In November 2014 Switzerland imposed the following restrictions: (1) authorisation is required for issuance and trade in financial instruments, issued by JSC Gazprom neft, with a maturity exceeding 30 days and for the granting of loans with a maturity exceeding 30 days in favor of Gazprom neft; (2) notification of the Swiss competent authority is required in case of trade in financial instruments with a maturity exceeding 30 days, issued by JSC Gazprom neft outside Switzerland and EU; (3) notification of the Swiss competent authority is required for provision of drilling, well testing, logging and completion services and supply of specialized floating vessels necessary for deep water oil exploration and production, Arctic oil exploration and production, or shale oil projects in Russia.
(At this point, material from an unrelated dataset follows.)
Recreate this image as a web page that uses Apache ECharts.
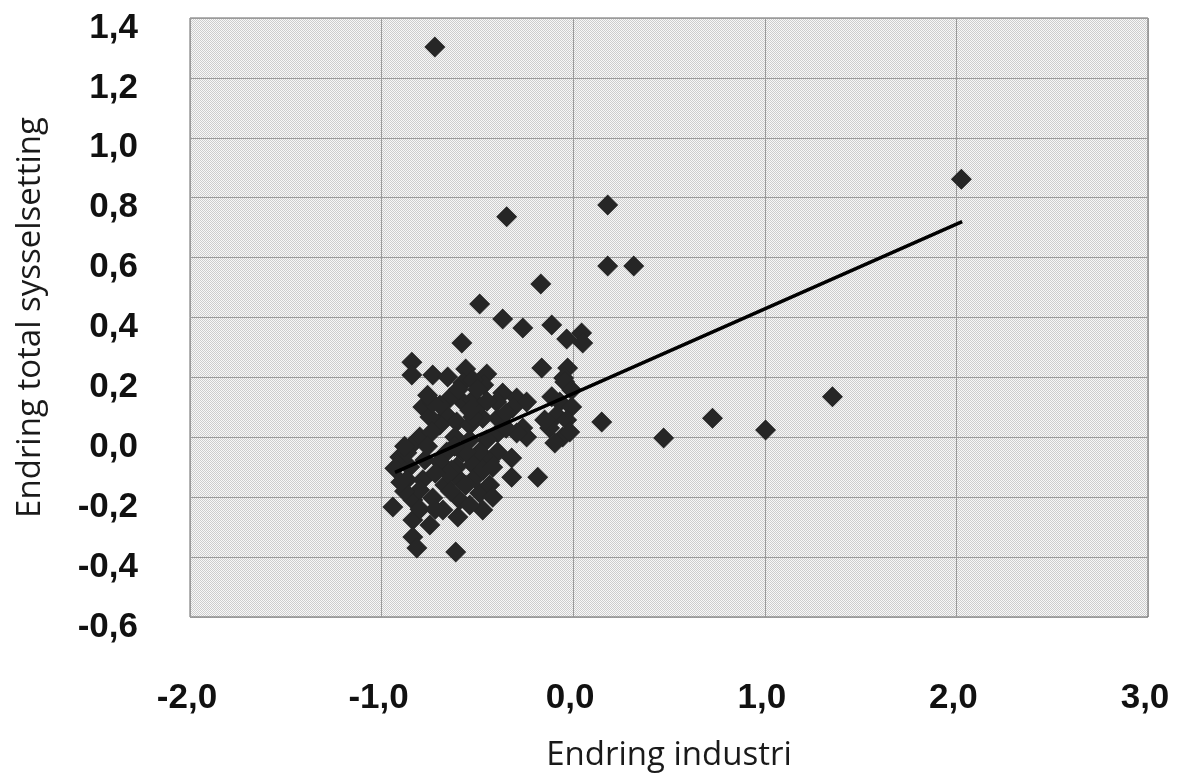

The Group continues to assess the impact of the sanctions but currently does not believe they have a significant impact on the Consolidated Financial Statements.

Environmental Matters

The enforcement of environmental regulation in the Russian Federation is evolving and the enforcement posture of government authorities is continually being reconsidered. The Group periodically evaluates its potential obligations under environmental regulation. Management is of the opinion that the Group has met the government’s requirements concerning environmental matters, and the Group does not therefore have any material environmental liabilities.

Capital Commitments

As of December 31, 2014 the Group has entered into contracts to purchase property, plant and equipment for RUB 230,578 million (December 31, 2013: RUB 109,314 million).